- To be done -
Omit the pictures, then reproduce every remaining record exactly.

Stored dataset items
——————
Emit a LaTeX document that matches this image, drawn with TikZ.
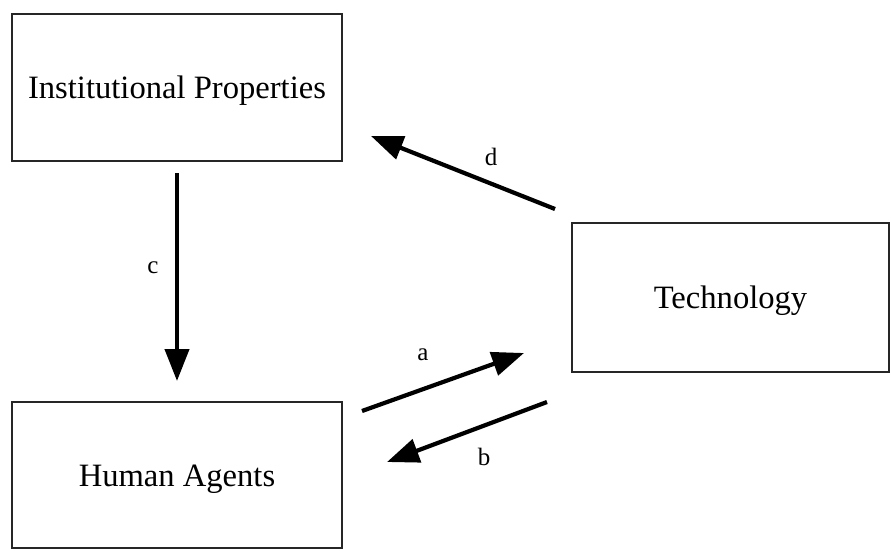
\documentclass[tikz,border=0pt]{standalone}
\usepackage{fontspec}
\setmainfont{Liberation Serif}
\usetikzlibrary{arrows.meta}
\begin{document}
\begin{tikzpicture}[x=1pt,y=-1pt,
  box/.style={draw=black!85,line width=2pt,inner sep=0pt,text height=22pt,text depth=0pt,font=\fontsize{32.6}{36}\selectfont},
  lbl/.style={inner sep=0pt,font=\fontsize{25}{28}\selectfont},
  arr/.style={line width=4.2pt,-{Triangle[length=32pt,width=24pt]}}]
\useasboundingbox (0,0) rectangle (891,550);
\node[box,minimum width=330pt,minimum height=147pt] (ip) at (177,87.5) {Institutional Properties};
\node[box,minimum width=317pt,minimum height=149pt] (tech) at (730.5,297.5) {Technology};
\node[box,minimum width=330pt,minimum height=146pt] (ha) at (177,475) {Human Agents};
\coordinate (cs) at (177,173);
\coordinate (ce) at (177,381);
\coordinate (ds) at (555,209);
\coordinate (de) at (371,136);
\coordinate (as) at (362,411);
\coordinate (ae) at (524,353);
\coordinate (bs) at (547,402);
\coordinate (be) at (387,462);
\draw[arr] (cs) -- (ce);
\draw[arr] (ds) -- (de);
\draw[arr] (as) -- (ae);
\draw[arr] (bs) -- (be);
\node[lbl] (lc) at (153,268) {c};
\node[lbl] (ld) at (491,157) {d};
\node[lbl] (la) at (423,355) {a};
\node[lbl] (lb) at (484,457) {b};
\end{tikzpicture}
\end{document}
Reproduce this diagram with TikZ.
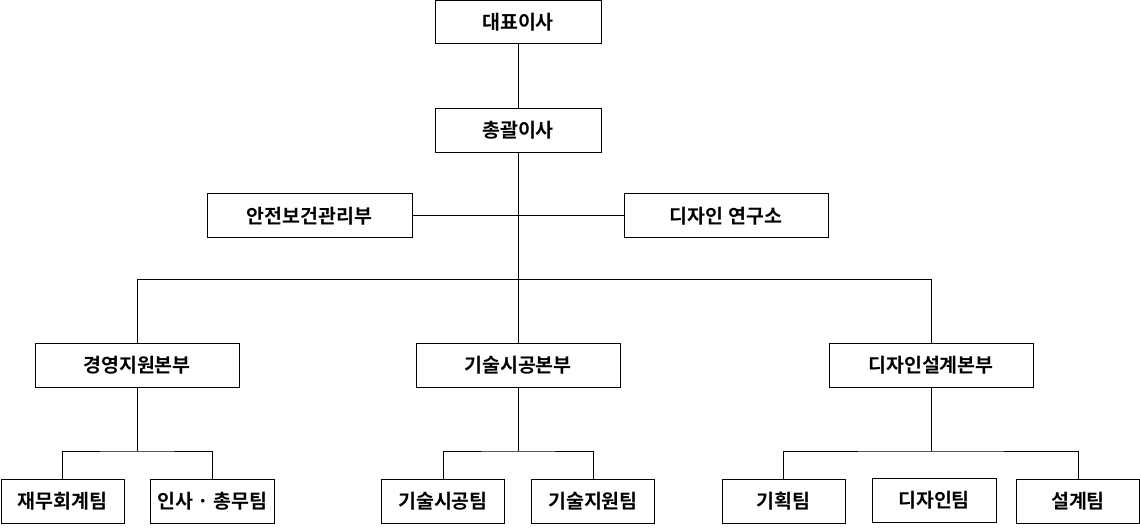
——————
- Solution below -
Emit a LaTeX document that matches this image, drawn with TikZ.
\documentclass[tikz,border=0pt]{standalone}
\usepackage{fontspec}
\setmainfont{Liberation Serif}
\usetikzlibrary{arrows.meta}
\begin{document}
\begin{tikzpicture}[x=1pt,y=-1pt,
  box/.style={draw=black!85,line width=2pt,inner sep=0pt,text height=22pt,text depth=0pt,font=\fontsize{32.6}{36}\selectfont},
  lbl/.style={inner sep=0pt,font=\fontsize{25}{28}\selectfont},
  arr/.style={line width=4.2pt,-{Triangle[length=32pt,width=24pt]}}]
\useasboundingbox (0,0) rectangle (891,550);
\node[box,minimum width=330pt,minimum height=147pt] (ip) at (177,87.5) {Institutional Properties};
\node[box,minimum width=317pt,minimum height=149pt] (tech) at (730.5,297.5) {Technology};
\node[box,minimum width=330pt,minimum height=146pt] (ha) at (177,475) {Human Agents};
\coordinate (cs) at (177,173);
\coordinate (ce) at (177,381);
\coordinate (ds) at (555,209);
\coordinate (de) at (371,136);
\coordinate (as) at (362,411);
\coordinate (ae) at (524,353);
\coordinate (bs) at (547,402);
\coordinate (be) at (387,462);
\draw[arr] (cs) -- (ce);
\draw[arr] (ds) -- (de);
\draw[arr] (as) -- (ae);
\draw[arr] (bs) -- (be);
\node[lbl] (lc) at (153,268) {c};
\node[lbl] (ld) at (491,157) {d};
\node[lbl] (la) at (423,355) {a};
\node[lbl] (lb) at (484,457) {b};
\end{tikzpicture}
\end{document}
Reproduce this diagram with TikZ.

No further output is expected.